SUPPLIED INFORMATION:

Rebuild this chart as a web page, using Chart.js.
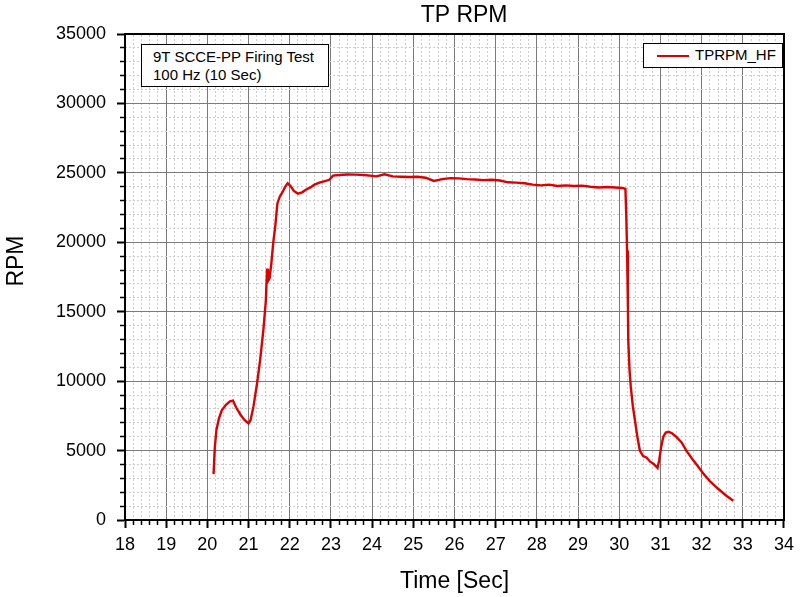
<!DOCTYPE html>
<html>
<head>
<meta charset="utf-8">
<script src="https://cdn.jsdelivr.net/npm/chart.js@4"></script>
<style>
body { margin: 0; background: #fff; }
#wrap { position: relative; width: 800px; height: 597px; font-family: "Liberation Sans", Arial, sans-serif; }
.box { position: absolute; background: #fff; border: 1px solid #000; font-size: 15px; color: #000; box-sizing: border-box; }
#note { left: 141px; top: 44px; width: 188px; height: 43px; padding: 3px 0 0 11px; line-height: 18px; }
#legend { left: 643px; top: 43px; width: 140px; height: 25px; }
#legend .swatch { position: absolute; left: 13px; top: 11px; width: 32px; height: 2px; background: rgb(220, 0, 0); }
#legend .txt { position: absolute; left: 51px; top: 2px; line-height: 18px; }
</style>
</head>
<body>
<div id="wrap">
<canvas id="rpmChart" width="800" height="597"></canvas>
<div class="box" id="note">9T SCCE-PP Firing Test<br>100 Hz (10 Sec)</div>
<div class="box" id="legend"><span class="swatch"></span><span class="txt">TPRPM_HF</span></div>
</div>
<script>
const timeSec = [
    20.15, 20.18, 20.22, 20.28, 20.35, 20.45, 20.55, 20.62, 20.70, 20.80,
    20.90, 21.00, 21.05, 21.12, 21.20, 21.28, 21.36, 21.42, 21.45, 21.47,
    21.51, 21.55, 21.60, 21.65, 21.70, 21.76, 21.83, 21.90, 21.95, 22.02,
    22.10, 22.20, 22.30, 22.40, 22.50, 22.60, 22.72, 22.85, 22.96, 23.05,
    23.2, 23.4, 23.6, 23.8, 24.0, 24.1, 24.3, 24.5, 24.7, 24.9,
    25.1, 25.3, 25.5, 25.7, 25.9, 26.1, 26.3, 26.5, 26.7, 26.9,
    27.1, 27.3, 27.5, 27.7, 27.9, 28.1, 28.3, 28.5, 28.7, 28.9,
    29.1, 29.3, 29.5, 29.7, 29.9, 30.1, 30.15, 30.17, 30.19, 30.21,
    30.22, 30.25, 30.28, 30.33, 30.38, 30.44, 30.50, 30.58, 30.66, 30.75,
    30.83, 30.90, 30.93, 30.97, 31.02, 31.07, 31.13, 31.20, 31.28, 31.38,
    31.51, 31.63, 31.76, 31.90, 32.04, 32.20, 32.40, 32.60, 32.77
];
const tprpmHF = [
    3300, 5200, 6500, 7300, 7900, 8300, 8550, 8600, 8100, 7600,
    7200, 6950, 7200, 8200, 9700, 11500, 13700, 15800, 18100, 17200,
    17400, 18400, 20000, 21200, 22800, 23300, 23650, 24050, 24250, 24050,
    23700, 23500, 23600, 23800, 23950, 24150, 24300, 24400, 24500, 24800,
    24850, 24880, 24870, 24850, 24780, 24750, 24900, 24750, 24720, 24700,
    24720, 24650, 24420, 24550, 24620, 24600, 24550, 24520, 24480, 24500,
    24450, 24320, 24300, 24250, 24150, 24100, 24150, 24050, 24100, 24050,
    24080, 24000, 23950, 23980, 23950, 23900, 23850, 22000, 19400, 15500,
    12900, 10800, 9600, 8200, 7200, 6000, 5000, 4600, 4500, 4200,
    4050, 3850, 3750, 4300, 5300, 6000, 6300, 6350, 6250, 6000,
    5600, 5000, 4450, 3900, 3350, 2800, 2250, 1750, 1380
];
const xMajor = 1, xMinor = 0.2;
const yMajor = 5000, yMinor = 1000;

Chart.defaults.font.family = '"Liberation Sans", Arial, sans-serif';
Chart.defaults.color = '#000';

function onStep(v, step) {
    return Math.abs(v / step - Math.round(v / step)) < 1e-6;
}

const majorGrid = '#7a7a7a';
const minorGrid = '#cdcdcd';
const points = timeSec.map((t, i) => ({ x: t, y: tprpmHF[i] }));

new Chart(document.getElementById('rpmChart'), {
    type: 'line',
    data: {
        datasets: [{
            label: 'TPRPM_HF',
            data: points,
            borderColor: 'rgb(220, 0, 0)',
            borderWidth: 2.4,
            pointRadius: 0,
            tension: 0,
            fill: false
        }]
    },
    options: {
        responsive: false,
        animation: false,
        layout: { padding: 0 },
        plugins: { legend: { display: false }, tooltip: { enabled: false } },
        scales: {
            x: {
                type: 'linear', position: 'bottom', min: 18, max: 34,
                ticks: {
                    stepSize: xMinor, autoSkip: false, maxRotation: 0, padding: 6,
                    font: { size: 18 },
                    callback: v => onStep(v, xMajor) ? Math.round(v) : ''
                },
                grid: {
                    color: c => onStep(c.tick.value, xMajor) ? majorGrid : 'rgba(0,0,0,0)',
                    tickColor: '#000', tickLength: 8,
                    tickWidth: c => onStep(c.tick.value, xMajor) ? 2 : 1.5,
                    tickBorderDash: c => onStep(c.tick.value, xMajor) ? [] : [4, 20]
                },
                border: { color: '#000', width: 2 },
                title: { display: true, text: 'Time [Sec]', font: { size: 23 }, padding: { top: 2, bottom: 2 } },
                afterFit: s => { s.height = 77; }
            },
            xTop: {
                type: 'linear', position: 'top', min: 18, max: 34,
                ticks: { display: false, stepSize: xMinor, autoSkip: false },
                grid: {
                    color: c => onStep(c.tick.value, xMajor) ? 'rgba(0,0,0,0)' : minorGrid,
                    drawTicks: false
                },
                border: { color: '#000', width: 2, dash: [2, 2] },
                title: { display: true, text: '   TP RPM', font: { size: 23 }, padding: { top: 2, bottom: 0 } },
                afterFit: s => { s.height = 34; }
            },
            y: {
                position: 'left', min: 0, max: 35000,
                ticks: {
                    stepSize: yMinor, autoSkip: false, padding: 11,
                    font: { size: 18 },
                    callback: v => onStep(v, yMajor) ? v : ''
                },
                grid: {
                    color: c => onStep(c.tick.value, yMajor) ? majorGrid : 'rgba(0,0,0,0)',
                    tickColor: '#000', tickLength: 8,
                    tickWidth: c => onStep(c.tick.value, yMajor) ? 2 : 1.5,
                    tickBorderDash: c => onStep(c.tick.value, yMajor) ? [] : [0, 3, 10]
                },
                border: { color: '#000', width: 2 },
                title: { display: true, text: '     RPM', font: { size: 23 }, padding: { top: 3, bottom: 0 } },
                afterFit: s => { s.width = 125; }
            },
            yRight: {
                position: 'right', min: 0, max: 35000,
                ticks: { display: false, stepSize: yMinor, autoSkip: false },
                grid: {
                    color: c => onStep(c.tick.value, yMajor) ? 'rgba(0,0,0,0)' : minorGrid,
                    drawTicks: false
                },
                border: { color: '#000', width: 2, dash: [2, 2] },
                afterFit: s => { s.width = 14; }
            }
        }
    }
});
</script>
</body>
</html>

GIVEN REQUEST:
Restate the data above word for word. Skip every picture.

RESPONSE:
Rebuild this chart as a web page, using Chart.js.
<!DOCTYPE html>
<html>
<head>
<meta charset="utf-8">
<script src="https://cdn.jsdelivr.net/npm/chart.js@4"></script>
<style>
body { margin: 0; background: #fff; }
#wrap { position: relative; width: 800px; height: 597px; font-family: "Liberation Sans", Arial, sans-serif; }
.box { position: absolute; background: #fff; border: 1px solid #000; font-size: 15px; color: #000; box-sizing: border-box; }
#note { left: 141px; top: 44px; width: 188px; height: 43px; padding: 3px 0 0 11px; line-height: 18px; }
#legend { left: 643px; top: 43px; width: 140px; height: 25px; }
#legend .swatch { position: absolute; left: 13px; top: 11px; width: 32px; height: 2px; background: rgb(220, 0, 0); }
#legend .txt { position: absolute; left: 51px; top: 2px; line-height: 18px; }
</style>
</head>
<body>
<div id="wrap">
<canvas id="rpmChart" width="800" height="597"></canvas>
<div class="box" id="note">9T SCCE-PP Firing Test<br>100 Hz (10 Sec)</div>
<div class="box" id="legend"><span class="swatch"></span><span class="txt">TPRPM_HF</span></div>
</div>
<script>
const timeSec = [
    20.15, 20.18, 20.22, 20.28, 20.35, 20.45, 20.55, 20.62, 20.70, 20.80,
    20.90, 21.00, 21.05, 21.12, 21.20, 21.28, 21.36, 21.42, 21.45, 21.47,
    21.51, 21.55, 21.60, 21.65, 21.70, 21.76, 21.83, 21.90, 21.95, 22.02,
    22.10, 22.20, 22.30, 22.40, 22.50, 22.60, 22.72, 22.85, 22.96, 23.05,
    23.2, 23.4, 23.6, 23.8, 24.0, 24.1, 24.3, 24.5, 24.7, 24.9,
    25.1, 25.3, 25.5, 25.7, 25.9, 26.1, 26.3, 26.5, 26.7, 26.9,
    27.1, 27.3, 27.5, 27.7, 27.9, 28.1, 28.3, 28.5, 28.7, 28.9,
    29.1, 29.3, 29.5, 29.7, 29.9, 30.1, 30.15, 30.17, 30.19, 30.21,
    30.22, 30.25, 30.28, 30.33, 30.38, 30.44, 30.50, 30.58, 30.66, 30.75,
    30.83, 30.90, 30.93, 30.97, 31.02, 31.07, 31.13, 31.20, 31.28, 31.38,
    31.51, 31.63, 31.76, 31.90, 32.04, 32.20, 32.40, 32.60, 32.77
];
const tprpmHF = [
    3300, 5200, 6500, 7300, 7900, 8300, 8550, 8600, 8100, 7600,
    7200, 6950, 7200, 8200, 9700, 11500, 13700, 15800, 18100, 17200,
    17400, 18400, 20000, 21200, 22800, 23300, 23650, 24050, 24250, 24050,
    23700, 23500, 23600, 23800, 23950, 24150, 24300, 24400, 24500, 24800,
    24850, 24880, 24870, 24850, 24780, 24750, 24900, 24750, 24720, 24700,
    24720, 24650, 24420, 24550, 24620, 24600, 24550, 24520, 24480, 24500,
    24450, 24320, 24300, 24250, 24150, 24100, 24150, 24050, 24100, 24050,
    24080, 24000, 23950, 23980, 23950, 23900, 23850, 22000, 19400, 15500,
    12900, 10800, 9600, 8200, 7200, 6000, 5000, 4600, 4500, 4200,
    4050, 3850, 3750, 4300, 5300, 6000, 6300, 6350, 6250, 6000,
    5600, 5000, 4450, 3900, 3350, 2800, 2250, 1750, 1380
];
const xMajor = 1, xMinor = 0.2;
const yMajor = 5000, yMinor = 1000;

Chart.defaults.font.family = '"Liberation Sans", Arial, sans-serif';
Chart.defaults.color = '#000';

function onStep(v, step) {
    return Math.abs(v / step - Math.round(v / step)) < 1e-6;
}

const majorGrid = '#7a7a7a';
const minorGrid = '#cdcdcd';
const points = timeSec.map((t, i) => ({ x: t, y: tprpmHF[i] }));

new Chart(document.getElementById('rpmChart'), {
    type: 'line',
    data: {
        datasets: [{
            label: 'TPRPM_HF',
            data: points,
            borderColor: 'rgb(220, 0, 0)',
            borderWidth: 2.4,
            pointRadius: 0,
            tension: 0,
            fill: false
        }]
    },
    options: {
        responsive: false,
        animation: false,
        layout: { padding: 0 },
        plugins: { legend: { display: false }, tooltip: { enabled: false } },
        scales: {
            x: {
                type: 'linear', position: 'bottom', min: 18, max: 34,
                ticks: {
                    stepSize: xMinor, autoSkip: false, maxRotation: 0, padding: 6,
                    font: { size: 18 },
                    callback: v => onStep(v, xMajor) ? Math.round(v) : ''
                },
                grid: {
                    color: c => onStep(c.tick.value, xMajor) ? majorGrid : 'rgba(0,0,0,0)',
                    tickColor: '#000', tickLength: 8,
                    tickWidth: c => onStep(c.tick.value, xMajor) ? 2 : 1.5,
                    tickBorderDash: c => onStep(c.tick.value, xMajor) ? [] : [4, 20]
                },
                border: { color: '#000', width: 2 },
                title: { display: true, text: 'Time [Sec]', font: { size: 23 }, padding: { top: 2, bottom: 2 } },
                afterFit: s => { s.height = 77; }
            },
            xTop: {
                type: 'linear', position: 'top', min: 18, max: 34,
                ticks: { display: false, stepSize: xMinor, autoSkip: false },
                grid: {
                    color: c => onStep(c.tick.value, xMajor) ? 'rgba(0,0,0,0)' : minorGrid,
                    drawTicks: false
                },
                border: { color: '#000', width: 2, dash: [2, 2] },
                title: { display: true, text: '   TP RPM', font: { size: 23 }, padding: { top: 2, bottom: 0 } },
                afterFit: s => { s.height = 34; }
            },
            y: {
                position: 'left', min: 0, max: 35000,
                ticks: {
                    stepSize: yMinor, autoSkip: false, padding: 11,
                    font: { size: 18 },
                    callback: v => onStep(v, yMajor) ? v : ''
                },
                grid: {
                    color: c => onStep(c.tick.value, yMajor) ? majorGrid : 'rgba(0,0,0,0)',
                    tickColor: '#000', tickLength: 8,
                    tickWidth: c => onStep(c.tick.value, yMajor) ? 2 : 1.5,
                    tickBorderDash: c => onStep(c.tick.value, yMajor) ? [] : [0, 3, 10]
                },
                border: { color: '#000', width: 2 },
                title: { display: true, text: '     RPM', font: { size: 23 }, padding: { top: 3, bottom: 0 } },
                afterFit: s => { s.width = 125; }
            },
            yRight: {
                position: 'right', min: 0, max: 35000,
                ticks: { display: false, stepSize: yMinor, autoSkip: false },
                grid: {
                    color: c => onStep(c.tick.value, yMajor) ? 'rgba(0,0,0,0)' : minorGrid,
                    drawTicks: false
                },
                border: { color: '#000', width: 2, dash: [2, 2] },
                afterFit: s => { s.width = 14; }
            }
        }
    }
});
</script>
</body>
</html>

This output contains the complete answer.